━━━━━ Information shown ━━━━━
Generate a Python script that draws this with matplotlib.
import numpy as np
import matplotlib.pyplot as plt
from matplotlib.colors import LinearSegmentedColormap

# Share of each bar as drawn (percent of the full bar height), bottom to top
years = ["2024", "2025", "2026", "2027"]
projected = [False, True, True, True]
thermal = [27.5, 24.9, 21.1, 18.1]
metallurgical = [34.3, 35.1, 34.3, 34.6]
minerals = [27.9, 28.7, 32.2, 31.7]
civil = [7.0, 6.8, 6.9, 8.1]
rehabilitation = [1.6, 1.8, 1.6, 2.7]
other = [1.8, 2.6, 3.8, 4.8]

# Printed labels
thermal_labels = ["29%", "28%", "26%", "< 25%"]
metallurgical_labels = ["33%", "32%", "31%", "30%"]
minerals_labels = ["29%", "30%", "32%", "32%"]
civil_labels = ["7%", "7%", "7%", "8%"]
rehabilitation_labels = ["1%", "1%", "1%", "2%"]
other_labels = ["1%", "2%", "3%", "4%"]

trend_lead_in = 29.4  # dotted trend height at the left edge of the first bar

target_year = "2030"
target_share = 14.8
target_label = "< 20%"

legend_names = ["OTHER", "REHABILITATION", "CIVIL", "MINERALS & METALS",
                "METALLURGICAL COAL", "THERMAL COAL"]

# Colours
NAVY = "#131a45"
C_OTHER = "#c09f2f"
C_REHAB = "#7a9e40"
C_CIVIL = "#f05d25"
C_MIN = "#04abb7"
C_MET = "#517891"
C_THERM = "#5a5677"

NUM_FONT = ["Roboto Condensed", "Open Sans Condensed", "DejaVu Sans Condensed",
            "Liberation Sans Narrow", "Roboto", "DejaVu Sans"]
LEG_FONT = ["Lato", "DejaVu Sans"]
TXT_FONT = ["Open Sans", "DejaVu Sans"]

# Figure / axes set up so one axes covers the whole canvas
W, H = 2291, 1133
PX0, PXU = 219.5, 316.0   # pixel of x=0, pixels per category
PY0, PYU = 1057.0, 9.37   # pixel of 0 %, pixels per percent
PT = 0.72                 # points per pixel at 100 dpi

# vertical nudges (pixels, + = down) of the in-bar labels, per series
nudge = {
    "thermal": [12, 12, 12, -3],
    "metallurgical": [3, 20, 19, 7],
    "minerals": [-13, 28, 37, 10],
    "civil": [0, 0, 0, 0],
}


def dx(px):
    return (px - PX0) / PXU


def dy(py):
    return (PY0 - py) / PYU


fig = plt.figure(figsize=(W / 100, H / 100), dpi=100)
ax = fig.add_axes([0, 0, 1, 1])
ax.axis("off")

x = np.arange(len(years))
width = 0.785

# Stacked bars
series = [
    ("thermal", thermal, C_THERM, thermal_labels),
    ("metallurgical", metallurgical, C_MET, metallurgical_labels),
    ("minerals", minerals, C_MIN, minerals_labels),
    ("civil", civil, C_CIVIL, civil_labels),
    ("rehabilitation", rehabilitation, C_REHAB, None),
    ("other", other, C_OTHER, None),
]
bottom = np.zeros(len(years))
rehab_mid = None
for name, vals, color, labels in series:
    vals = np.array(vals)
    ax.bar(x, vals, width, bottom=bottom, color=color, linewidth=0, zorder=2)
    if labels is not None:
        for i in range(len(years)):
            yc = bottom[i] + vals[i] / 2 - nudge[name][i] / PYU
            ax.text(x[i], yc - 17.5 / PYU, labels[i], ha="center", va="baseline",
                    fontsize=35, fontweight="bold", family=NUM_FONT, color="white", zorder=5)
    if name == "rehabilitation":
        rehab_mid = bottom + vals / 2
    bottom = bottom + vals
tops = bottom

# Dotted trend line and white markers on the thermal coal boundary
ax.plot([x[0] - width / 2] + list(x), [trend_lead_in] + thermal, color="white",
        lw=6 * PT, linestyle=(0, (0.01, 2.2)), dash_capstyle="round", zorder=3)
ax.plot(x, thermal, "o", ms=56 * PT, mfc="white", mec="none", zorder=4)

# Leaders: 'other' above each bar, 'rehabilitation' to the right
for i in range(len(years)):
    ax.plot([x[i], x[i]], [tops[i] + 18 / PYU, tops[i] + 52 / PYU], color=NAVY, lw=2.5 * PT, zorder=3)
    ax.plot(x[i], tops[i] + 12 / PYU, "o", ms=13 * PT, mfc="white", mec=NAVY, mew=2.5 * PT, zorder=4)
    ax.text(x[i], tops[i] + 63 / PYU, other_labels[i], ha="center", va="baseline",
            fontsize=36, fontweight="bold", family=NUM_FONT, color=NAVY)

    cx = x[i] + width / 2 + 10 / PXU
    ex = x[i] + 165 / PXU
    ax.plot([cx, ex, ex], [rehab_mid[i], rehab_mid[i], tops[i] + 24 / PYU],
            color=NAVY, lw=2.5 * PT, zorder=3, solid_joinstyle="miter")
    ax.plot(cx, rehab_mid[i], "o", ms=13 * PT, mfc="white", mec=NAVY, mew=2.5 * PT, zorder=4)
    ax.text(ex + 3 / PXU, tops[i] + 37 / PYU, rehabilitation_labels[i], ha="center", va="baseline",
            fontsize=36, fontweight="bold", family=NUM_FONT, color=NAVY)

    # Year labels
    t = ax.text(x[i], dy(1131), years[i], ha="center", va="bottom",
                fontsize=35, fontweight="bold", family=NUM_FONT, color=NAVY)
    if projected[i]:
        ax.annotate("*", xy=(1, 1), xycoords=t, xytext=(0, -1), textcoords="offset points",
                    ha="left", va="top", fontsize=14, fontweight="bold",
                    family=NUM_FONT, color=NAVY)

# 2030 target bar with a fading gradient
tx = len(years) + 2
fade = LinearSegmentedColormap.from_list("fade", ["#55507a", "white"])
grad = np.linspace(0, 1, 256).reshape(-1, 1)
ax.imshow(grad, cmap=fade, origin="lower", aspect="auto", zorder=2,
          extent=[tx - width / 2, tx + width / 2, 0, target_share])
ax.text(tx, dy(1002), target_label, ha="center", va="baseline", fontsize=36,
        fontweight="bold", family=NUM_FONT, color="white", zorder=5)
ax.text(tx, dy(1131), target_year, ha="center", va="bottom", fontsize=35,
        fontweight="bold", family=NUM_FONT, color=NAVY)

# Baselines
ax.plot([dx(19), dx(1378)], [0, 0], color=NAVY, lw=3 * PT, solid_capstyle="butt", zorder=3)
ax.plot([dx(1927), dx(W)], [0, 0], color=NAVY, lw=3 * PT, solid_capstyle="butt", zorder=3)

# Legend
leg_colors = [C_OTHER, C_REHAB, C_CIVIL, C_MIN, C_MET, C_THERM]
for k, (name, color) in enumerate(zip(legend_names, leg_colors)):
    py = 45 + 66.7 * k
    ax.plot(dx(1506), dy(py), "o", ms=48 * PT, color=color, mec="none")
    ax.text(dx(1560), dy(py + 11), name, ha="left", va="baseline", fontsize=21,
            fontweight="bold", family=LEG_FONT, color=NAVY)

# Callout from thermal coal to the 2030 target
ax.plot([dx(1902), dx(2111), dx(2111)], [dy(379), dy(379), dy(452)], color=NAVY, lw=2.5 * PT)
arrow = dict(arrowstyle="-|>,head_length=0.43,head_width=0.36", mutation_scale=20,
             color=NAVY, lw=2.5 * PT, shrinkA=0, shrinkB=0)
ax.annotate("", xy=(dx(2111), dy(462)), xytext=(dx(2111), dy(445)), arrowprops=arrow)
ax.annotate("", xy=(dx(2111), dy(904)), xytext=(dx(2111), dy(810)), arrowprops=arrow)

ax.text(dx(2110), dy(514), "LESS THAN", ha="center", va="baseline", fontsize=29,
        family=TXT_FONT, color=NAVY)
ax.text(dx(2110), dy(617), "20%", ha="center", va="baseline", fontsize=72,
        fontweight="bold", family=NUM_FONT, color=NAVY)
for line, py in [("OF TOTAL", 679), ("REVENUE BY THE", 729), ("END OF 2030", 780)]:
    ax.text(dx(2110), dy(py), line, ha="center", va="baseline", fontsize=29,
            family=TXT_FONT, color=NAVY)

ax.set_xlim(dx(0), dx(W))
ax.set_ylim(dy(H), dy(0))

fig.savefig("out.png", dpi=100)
━━━━━
● Objective
What is needed is an exact copy of the lines from the start of the listing through the line where "from matplotlib.colors import" sits, please, both end lines included and nothing more.

● Written solution
Generate a Python script that draws this with matplotlib.
import numpy as np
import matplotlib.pyplot as plt
from matplotlib.colors import LinearSegmentedColormap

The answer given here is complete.